Casagrande: Alabama needed CFP help, it got worst-case scenario

This is an opinion column.

“Buy the ticket, take the ride.” — Hunter S. Thompson.

For the past week, Alabama’s been a passenger in this College Football Playoff scenario machine.

That wave crested Tuesday night when a No. 11 ranking in the penultimate CFP ranking made the Crimson Tide the winner of the triple losers (and Miami).

From there, things got squirrely.

That’s life riding shotgun on a road paved with boulders and peppered with trapdoors. The action Saturday night was a disorienting trip down forked paths for what Alabama needed out of the ACC championship.

Seeing SMU fall behind 24-7, the Crimson Tide became Clemson fans for a blowout.

Then, when the Mustangs made their dramatic comeback, Alabama had to swap sides. From 17 down to a tied game with just seconds to play, SMU needed to win and was doing its part.

Suddenly, a big Clemson kickoff return, a quick pass and finally a 56-yard field goal.

And poof.

Worst-case scenario for Alabama.

The 34-31 Clemson win on the game’s final play was the last thing the Crimson Tide needed with the 13-member selection committee watching in suburban Dallas.

A blowout SMU loss would’ve played nicely for Alabama’s case, especially considering it beat newly-crowned SEC champ Georgia.

But a buzzer-beating SMU loss makes denying the Mustangs untenable for the structure of the playoffs and the conferences who organize it. Shutting out a league title game participant who fought back from 17-down in the fourth quarter would forever destabilize the already shaky framework built by the commissioners who build the playoff structure.

If SMU played the final three quarters like it did in the first, Alabama all day.

But they didn’t.

This is where eye test becomes a serious factor and SMU passed it. The Mustangs gained 458 yards to Clemson’s 326. SMU had 28 first downs compared to Clemson’s 18.

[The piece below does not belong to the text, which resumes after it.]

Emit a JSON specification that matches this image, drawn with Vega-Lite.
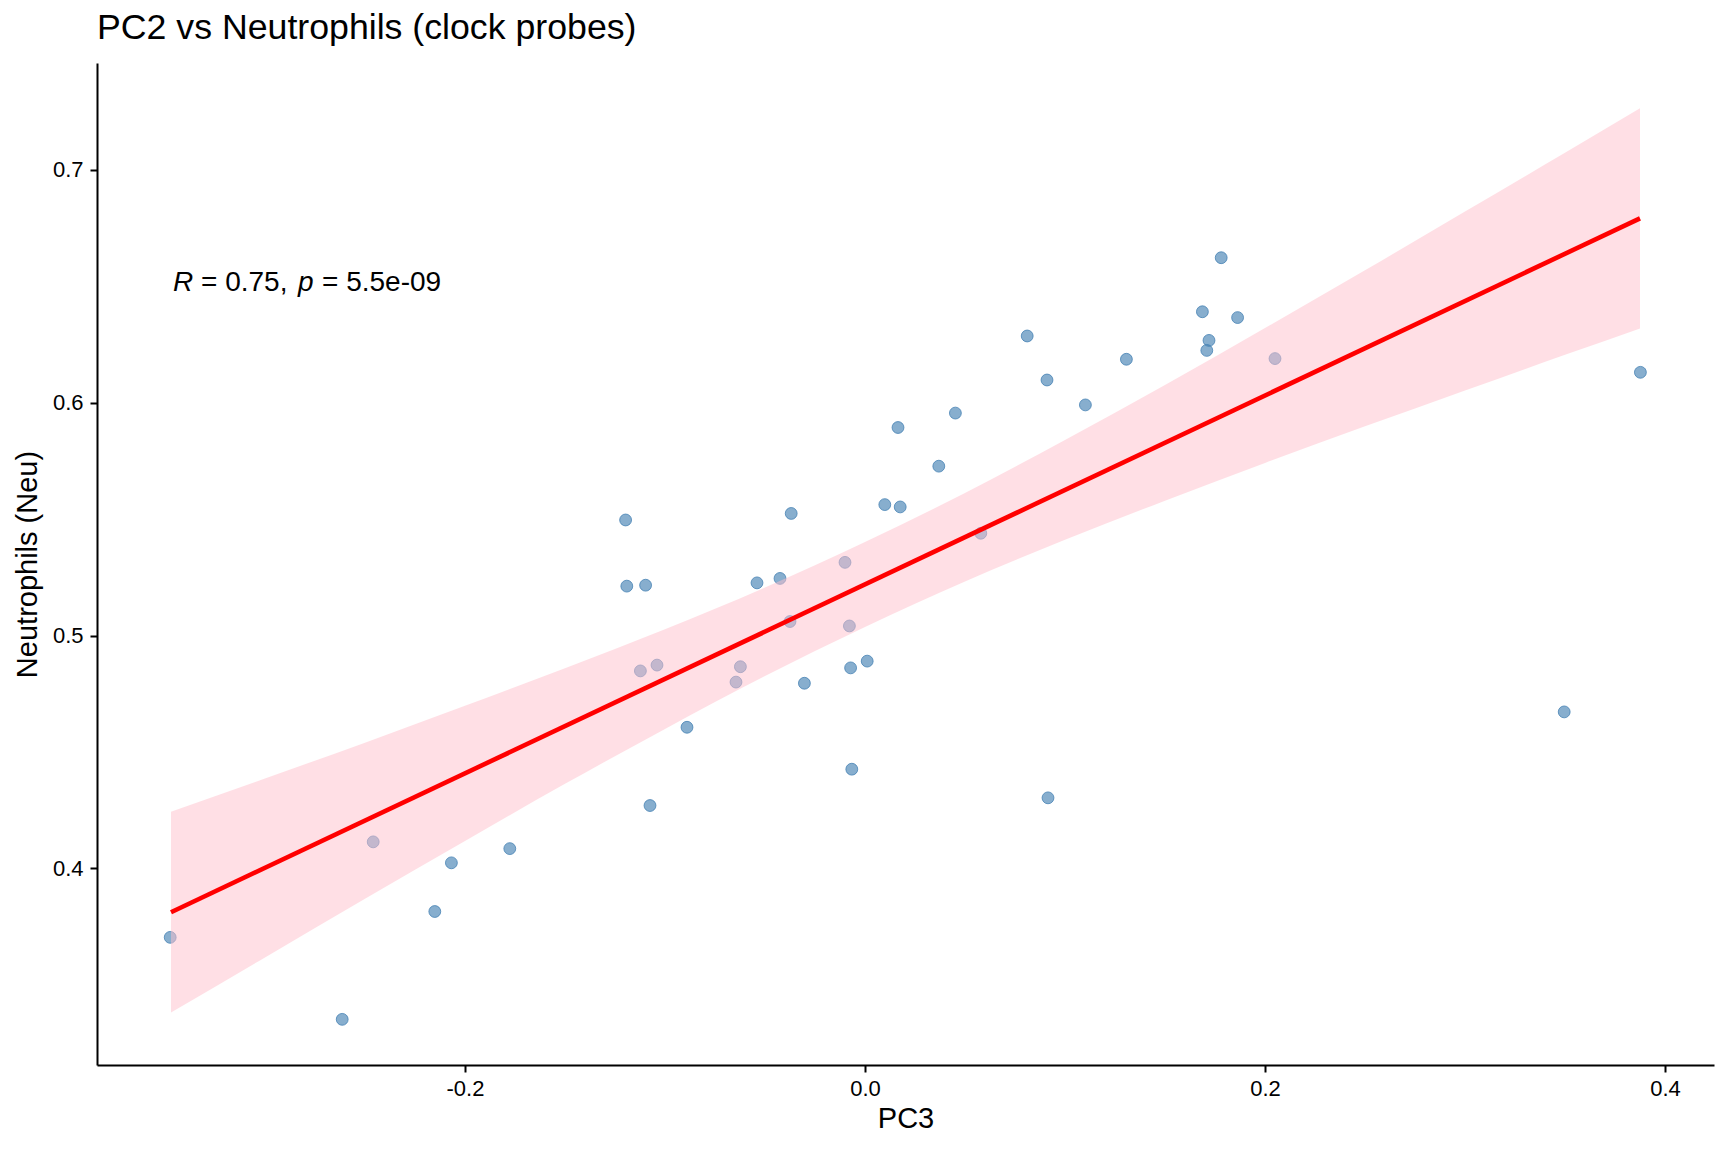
{
  "$schema": "https://vega.github.io/schema/vega-lite/v6.json",
  "width": 1617,
  "height": 1002,
  "autosize": {"type": "none"},
  "padding": {"left": 97, "top": 63, "right": 14, "bottom": 87},
  "background": "white",
  "title": {
    "text": "PC2 vs Neutrophils (clock probes)",
    "anchor": "start",
    "frame": "group",
    "fontSize": 35.7,
    "fontWeight": "normal",
    "font": "Liberation Sans",
    "color": "black",
    "baseline": "alphabetic",
    "offset": 22,
    "dy": 34
  },
  "config": {
    "view": {"stroke": null},
    "font": "Liberation Sans",
    "locale": {
      "number": {"decimal": ".", "thousands": ",", "grouping": [3], "currency": ["$", ""], "minus": "-"}
    },
    "axis": {
      "grid": false,
      "domainColor": "black",
      "domainWidth": 2,
      "tickColor": "black",
      "tickWidth": 2,
      "tickSize": 7,
      "labelColor": "black",
      "labelFont": "Liberation Sans",
      "labelFontSize": 22,
      "titleFont": "Liberation Sans",
      "titleFontSize": 29,
      "titleFontWeight": "normal",
      "titleColor": "black"
    }
  },
  "datasets": {
    "points": [
      {"PC3": -0.3474, "Neu": 0.3704},
      {"PC3": -0.2614, "Neu": 0.3352},
      {"PC3": -0.2459, "Neu": 0.4114},
      {"PC3": -0.2151, "Neu": 0.3815},
      {"PC3": -0.2068, "Neu": 0.4024},
      {"PC3": -0.1776, "Neu": 0.4085},
      {"PC3": -0.1197, "Neu": 0.5496},
      {"PC3": -0.1191, "Neu": 0.5212},
      {"PC3": -0.1097, "Neu": 0.5216},
      {"PC3": -0.1123, "Neu": 0.4848},
      {"PC3": -0.1040, "Neu": 0.4873},
      {"PC3": -0.1075, "Neu": 0.4270},
      {"PC3": -0.0890, "Neu": 0.4606},
      {"PC3": -0.0645, "Neu": 0.4800},
      {"PC3": -0.0623, "Neu": 0.4866},
      {"PC3": -0.0540, "Neu": 0.5226},
      {"PC3": -0.0425, "Neu": 0.5245},
      {"PC3": -0.0369, "Neu": 0.5524},
      {"PC3": -0.0375, "Neu": 0.5060},
      {"PC3": -0.0303, "Neu": 0.4795},
      {"PC3": -0.0100, "Neu": 0.5314},
      {"PC3": -0.0078, "Neu": 0.5041},
      {"PC3": -0.0072, "Neu": 0.4861},
      {"PC3": -0.0066, "Neu": 0.4426},
      {"PC3": 0.0011, "Neu": 0.4890},
      {"PC3": 0.0099, "Neu": 0.5562},
      {"PC3": 0.0176, "Neu": 0.5552},
      {"PC3": 0.0165, "Neu": 0.5893},
      {"PC3": 0.0369, "Neu": 0.5727},
      {"PC3": 0.0452, "Neu": 0.5955},
      {"PC3": 0.0579, "Neu": 0.5439},
      {"PC3": 0.0811, "Neu": 0.6286},
      {"PC3": 0.0910, "Neu": 0.6097},
      {"PC3": 0.0915, "Neu": 0.4303},
      {"PC3": 0.1102, "Neu": 0.5990},
      {"PC3": 0.1307, "Neu": 0.6186},
      {"PC3": 0.1687, "Neu": 0.6390},
      {"PC3": 0.1709, "Neu": 0.6224},
      {"PC3": 0.1720, "Neu": 0.6267},
      {"PC3": 0.1781, "Neu": 0.6622},
      {"PC3": 0.1863, "Neu": 0.6365},
      {"PC3": 0.2050, "Neu": 0.6189},
      {"PC3": 0.3496, "Neu": 0.4672},
      {"PC3": 0.3877, "Neu": 0.6130}
    ],
    "band": [
      {"PC3": -0.347, "Neu": 0.3381, "Neu2": 0.4243},
      {"PC3": -0.30, "Neu": 0.3618, "Neu2": 0.4386},
      {"PC3": -0.25, "Neu": 0.3870, "Neu2": 0.4540},
      {"PC3": -0.20, "Neu": 0.4118, "Neu2": 0.4698},
      {"PC3": -0.15, "Neu": 0.4363, "Neu2": 0.4859},
      {"PC3": -0.10, "Neu": 0.4599, "Neu2": 0.5027},
      {"PC3": -0.05, "Neu": 0.4826, "Neu2": 0.5206},
      {"PC3": 0.00, "Neu": 0.5037, "Neu2": 0.5401},
      {"PC3": 0.05, "Neu": 0.5232, "Neu2": 0.5612},
      {"PC3": 0.10, "Neu": 0.5411, "Neu2": 0.5839},
      {"PC3": 0.15, "Neu": 0.5579, "Neu2": 0.6075},
      {"PC3": 0.20, "Neu": 0.5741, "Neu2": 0.6320},
      {"PC3": 0.25, "Neu": 0.5898, "Neu2": 0.6568},
      {"PC3": 0.30, "Neu": 0.6052, "Neu2": 0.6820},
      {"PC3": 0.35, "Neu": 0.6205, "Neu2": 0.7073},
      {"PC3": 0.3875, "Neu": 0.6318, "Neu2": 0.7264}
    ],
    "fit": [
      {"PC3": -0.347, "Neu": 0.3812},
      {"PC3": 0.3875, "Neu": 0.6791}
    ],
    "label": [
      {"PC3": -0.346, "Neu": 0.648, "text": "R", "italic": true},
      {"PC3": -0.332, "Neu": 0.648, "text": "= 0.75,", "italic": false},
      {"PC3": -0.2835, "Neu": 0.648, "text": "p", "italic": true},
      {"PC3": -0.2715, "Neu": 0.648, "text": "= 5.5e-09", "italic": false}
    ]
  },
  "layer": [
    {
      "data": {"name": "points"},
      "mark": {"type": "point", "shape": "circle", "filled": true, "size": 140, "fill": "#4682b4", "fillOpacity": 0.65, "stroke": "#4682b4", "strokeOpacity": 0.8, "strokeWidth": 1},
      "encoding": {
        "x": {"field": "PC3", "type": "quantitative", "title": "PC3",
              "scale": {"domain": [-0.384, 0.4245], "nice": false, "zero": false},
              "axis": {"values": [-0.2, 0, 0.2, 0.4], "format": ".1f", "labelPadding": 6, "titlePadding": 5, "labelFlush": false}},
        "y": {"field": "Neu", "type": "quantitative", "title": "Neutrophils (Neu)",
              "scale": {"domain": [0.3156, 0.7458], "nice": false, "zero": false},
              "axis": {"values": [0.4, 0.5, 0.6, 0.7], "format": ".1f", "labelPadding": 7, "titlePadding": 10, "labelFlush": false}}
      }
    },
    {
      "data": {"name": "band"},
      "mark": {"type": "area", "fill": "#ffc0cb", "opacity": 0.5, "interpolate": "monotone"},
      "encoding": {
        "x": {"field": "PC3", "type": "quantitative", "title": "PC3"},
        "y": {"field": "Neu", "type": "quantitative", "title": "Neutrophils (Neu)"},
        "y2": {"field": "Neu2"}
      }
    },
    {
      "data": {"name": "fit"},
      "mark": {"type": "line", "color": "#ff0000", "strokeWidth": 4.6},
      "encoding": {
        "x": {"field": "PC3", "type": "quantitative", "title": "PC3"},
        "y": {"field": "Neu", "type": "quantitative", "title": "Neutrophils (Neu)"}
      }
    },
    {
      "data": {"name": "label"},
      "transform": [{"filter": "datum.italic"}],
      "mark": {"type": "text", "align": "left", "baseline": "alphabetic", "fontSize": 28, "fontStyle": "italic", "color": "black", "font": "Liberation Sans"},
      "encoding": {
        "x": {"field": "PC3", "type": "quantitative", "title": "PC3"},
        "y": {"field": "Neu", "type": "quantitative", "title": "Neutrophils (Neu)"},
        "text": {"field": "text"}
      }
    },
    {
      "data": {"name": "label"},
      "transform": [{"filter": "!datum.italic"}],
      "mark": {"type": "text", "align": "left", "baseline": "alphabetic", "fontSize": 28, "color": "black", "font": "Liberation Sans"},
      "encoding": {
        "x": {"field": "PC3", "type": "quantitative", "title": "PC3"},
        "y": {"field": "Neu", "type": "quantitative", "title": "Neutrophils (Neu)"},
        "text": {"field": "text"}
      }
    }
  ]
}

SMU’s not better than Alabama but the committee’s hand is pretty much forced given the circumstances.

It’s messy.

And Alabama still has an argument, one that AD Greg Byrne made on social media after Saturday’s games.

But that’s the issue when you take the ride via ticket instead of playing the game.

Alabama did this to itself.

It’s what happens when you lose at Vanderbilt.

Don’t want to sweat out championship Saturday? Don’t take a 24-3 loss at an Oklahoma team that entered 5-5 overall and 1-5 in the SEC.

Don’t let this be a debate.

A year ago, Alabama was in one of these toss-ups in the final year of the four-team field. After beating Georgia in the SEC championship, we said the one-loss Crimson Tide should get the call over unbeaten Florida State for the final spot.

The committee agreed, Alabama ultimately lost in overtime of the Rose Bowl semifinal and Florida State’s never been the same.

Now, that same governing body must assess a three-loss Alabama team with an ACC finalist who lost its second game Saturday night. The overwhelming sentiment is behind SMU given the way it played while Alabama left its fate in the hands of others.

Alabama will point to its three wins over CFP-ranked teams and the fact that SMU is 0-2 against ranked teams. If that was the only data point, the choice is clearly Alabama.

But slam the door on SMU and the future of conference title games and the cash they produce fall into question. Mustang coach Rhett Lashley this week said there would be no reason for a team inside the top 12 to play in a league championship game if it can get jumped by an idle team.

That case would’ve been weaker with a blowout loss Saturday, but SMU’s margin couldn’t have been thinner. There would be a revolution if nuclear-blast-resistant Alabama jumped a team that lost on a 56-yard field goal that cleared the crossbar by a foot.

SMU could’ve made it easy, but Alabama got the ticket for which it paid.

Now it’s likely getting a ride to Orlando for the Citrus Bowl because that’s what happens when you leave it to others.

The Tennessee loss was survivable. Vanderbilt and Oklahoma would be an either instead of an and if Alabama didn’t want to be sweating out an ugly ACC title game between teams that would be mid-pack in the SEC.

If Alabama wants to hold out hope, the committee could always make schedule strength the deciding factor. The fact Miami had no ranked wins sounded like the deciding factor when Alabama was above the Hurricanes last week. SMU has the same number of ranked wins.

But if the sport wants to avoid conference championship boycotts, SMU will get that final spot.